Our submission expressed our members’ support for recommendations (Recommendations 53.1 a and b) which would require the boards of every approved aged care provider to have members who possess between them the mix of skills, experience and knowledge of governance responsibilities, including care governance and to have a care governance committee, chaired by a non-executive member with appropriate experience in care provision. Our submission noted that as a practical matter, this may not be workable in smaller organisations, particularly those in regional and remote areas where it is difficult to secure the services of appropriately skilled and qualified directors. One way of addressing this challenge in the sector may be the use of advisory committees and external committee members. Similarly, the proposal to have a care governance committee may need to be adapted for smaller organisations where these matters are probably best considered by the board as a whole. Counsel Assisting recommended the implementation of a new governance standard in Recommendation 24.1(d). Governance Institute supports this recommendation and considers that the proposals in relation to board skills and care governance committees would be best considered in the context of the new standard. Our submission also expressed support for the recommendation (Recommendation 54.1) to establish a program to assist approved providers improve their governance arrangements.
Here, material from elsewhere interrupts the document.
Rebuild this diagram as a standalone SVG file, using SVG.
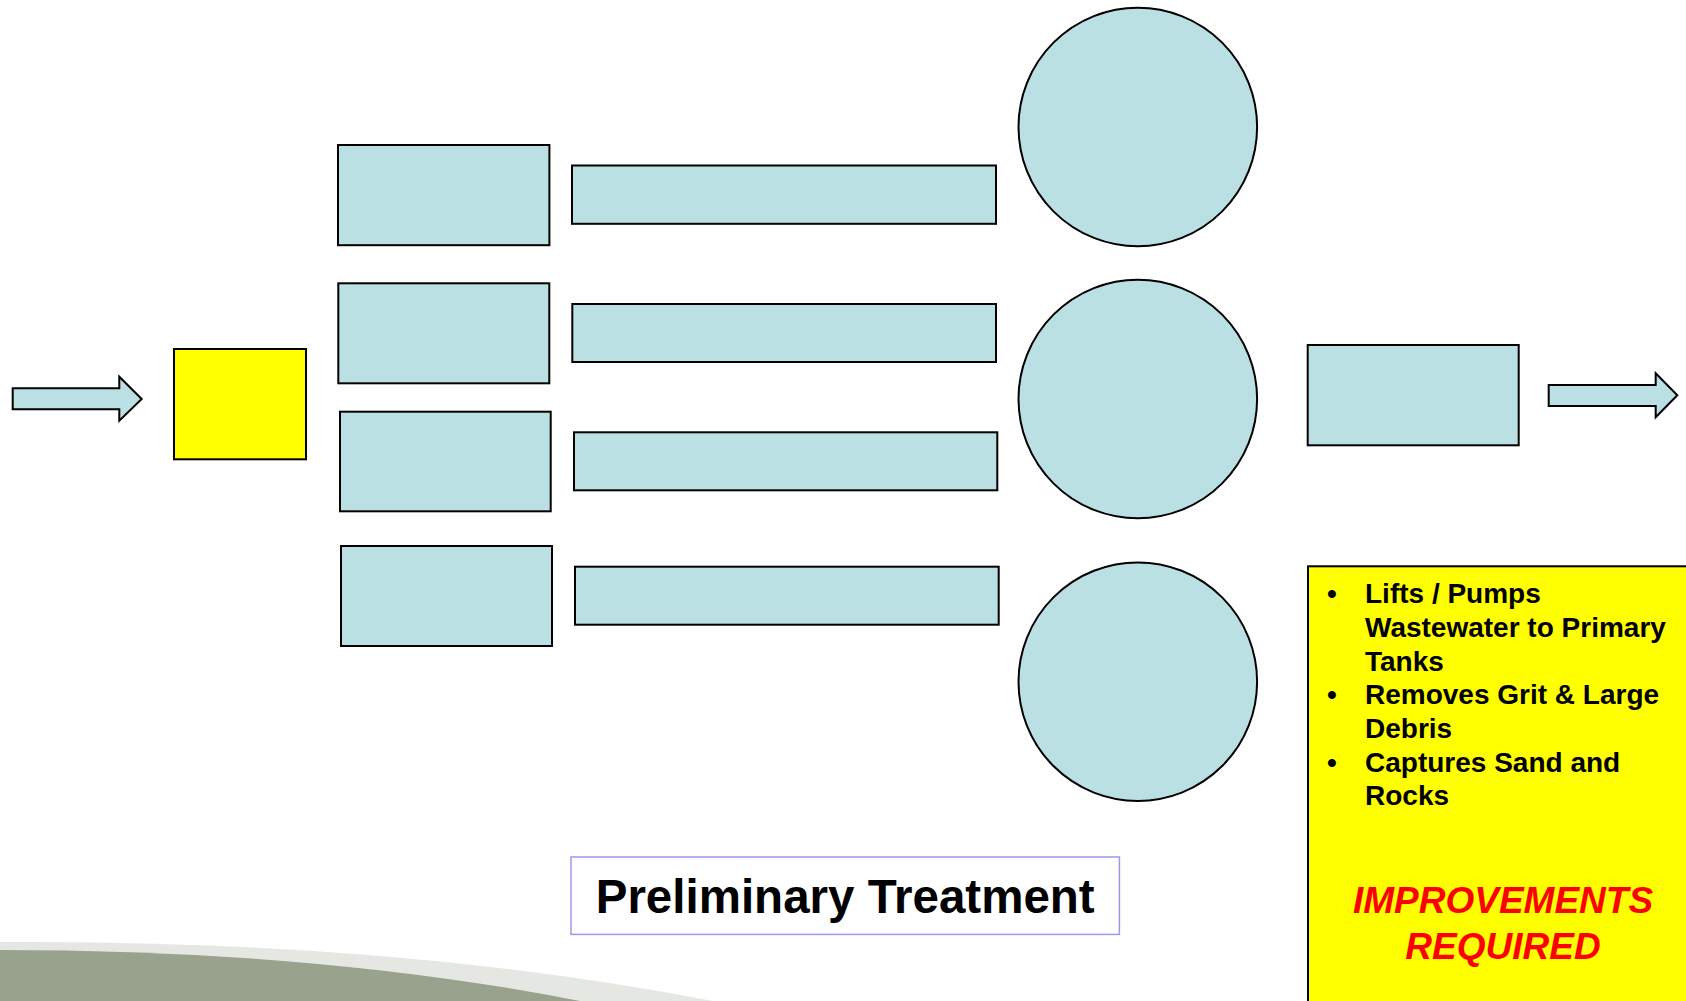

Governance Institute has formed a strategic alliance with Leading Aged Services Australia (LASA) to deliver governance training which commenced in 2019. Governance Institute has jointly hosted governance workshops specifically developed for the aged care sector nationally with LASA. Overall we have trained approximately 1,000 people from both the Governance Institute and LASA membership groups.
The royal commission is required to deliver its Final Report by 26 February 2021. We will continue to update members on the progress of this important issue.